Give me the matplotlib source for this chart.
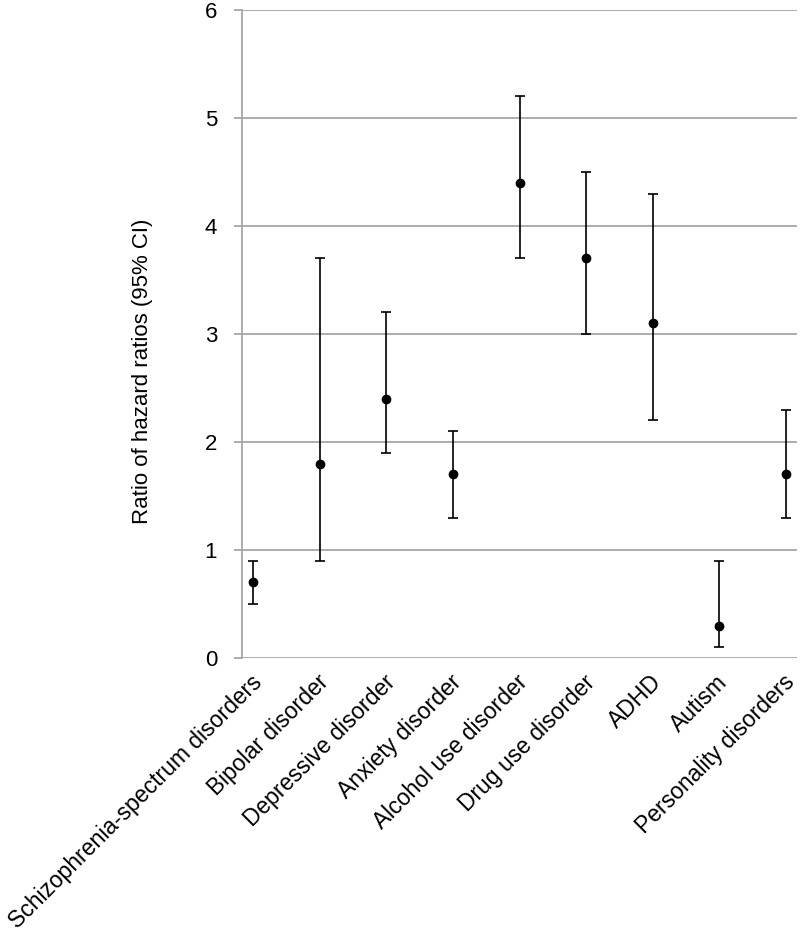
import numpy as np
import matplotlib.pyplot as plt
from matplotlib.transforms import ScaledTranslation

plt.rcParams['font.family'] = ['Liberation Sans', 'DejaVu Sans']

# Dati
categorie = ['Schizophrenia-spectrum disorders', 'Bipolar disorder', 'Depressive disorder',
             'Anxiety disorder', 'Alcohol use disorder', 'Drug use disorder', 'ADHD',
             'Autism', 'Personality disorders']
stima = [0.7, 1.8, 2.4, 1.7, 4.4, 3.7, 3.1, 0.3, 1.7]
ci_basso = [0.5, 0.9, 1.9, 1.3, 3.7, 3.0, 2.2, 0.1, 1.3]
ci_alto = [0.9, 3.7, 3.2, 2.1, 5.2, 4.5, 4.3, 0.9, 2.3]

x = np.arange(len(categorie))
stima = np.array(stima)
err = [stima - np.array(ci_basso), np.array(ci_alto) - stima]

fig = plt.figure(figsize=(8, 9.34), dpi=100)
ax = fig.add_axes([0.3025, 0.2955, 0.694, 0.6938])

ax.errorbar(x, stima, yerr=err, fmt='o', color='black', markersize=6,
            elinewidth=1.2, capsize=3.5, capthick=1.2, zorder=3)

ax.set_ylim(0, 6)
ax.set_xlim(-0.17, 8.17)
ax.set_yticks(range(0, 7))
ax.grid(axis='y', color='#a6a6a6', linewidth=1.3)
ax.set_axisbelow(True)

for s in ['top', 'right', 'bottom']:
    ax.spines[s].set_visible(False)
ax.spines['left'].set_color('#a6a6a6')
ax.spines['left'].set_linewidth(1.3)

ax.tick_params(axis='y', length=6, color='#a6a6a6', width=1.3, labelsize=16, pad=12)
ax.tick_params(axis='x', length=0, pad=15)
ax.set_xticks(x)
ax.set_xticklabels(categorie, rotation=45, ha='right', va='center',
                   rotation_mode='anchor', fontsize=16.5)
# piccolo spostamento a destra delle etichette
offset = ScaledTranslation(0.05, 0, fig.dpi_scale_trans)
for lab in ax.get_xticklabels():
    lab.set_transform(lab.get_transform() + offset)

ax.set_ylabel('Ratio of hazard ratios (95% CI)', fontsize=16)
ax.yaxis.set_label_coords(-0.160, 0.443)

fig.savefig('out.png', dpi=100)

******************************

* What you have to do: Write out, word for word, the lines from the start of the data through the one holding "ci_alto = [0.9, 3.7, 3.2, 2.1, 5.2, 4.5, 4.3, 0.9, 2.3]". Omit pictures.

* Output for this task:
Give me the matplotlib source for this chart.
import numpy as np
import matplotlib.pyplot as plt
from matplotlib.transforms import ScaledTranslation

plt.rcParams['font.family'] = ['Liberation Sans', 'DejaVu Sans']

# Dati
categorie = ['Schizophrenia-spectrum disorders', 'Bipolar disorder', 'Depressive disorder',
             'Anxiety disorder', 'Alcohol use disorder', 'Drug use disorder', 'ADHD',
             'Autism', 'Personality disorders']
stima = [0.7, 1.8, 2.4, 1.7, 4.4, 3.7, 3.1, 0.3, 1.7]
ci_basso = [0.5, 0.9, 1.9, 1.3, 3.7, 3.0, 2.2, 0.1, 1.3]
ci_alto = [0.9, 3.7, 3.2, 2.1, 5.2, 4.5, 4.3, 0.9, 2.3]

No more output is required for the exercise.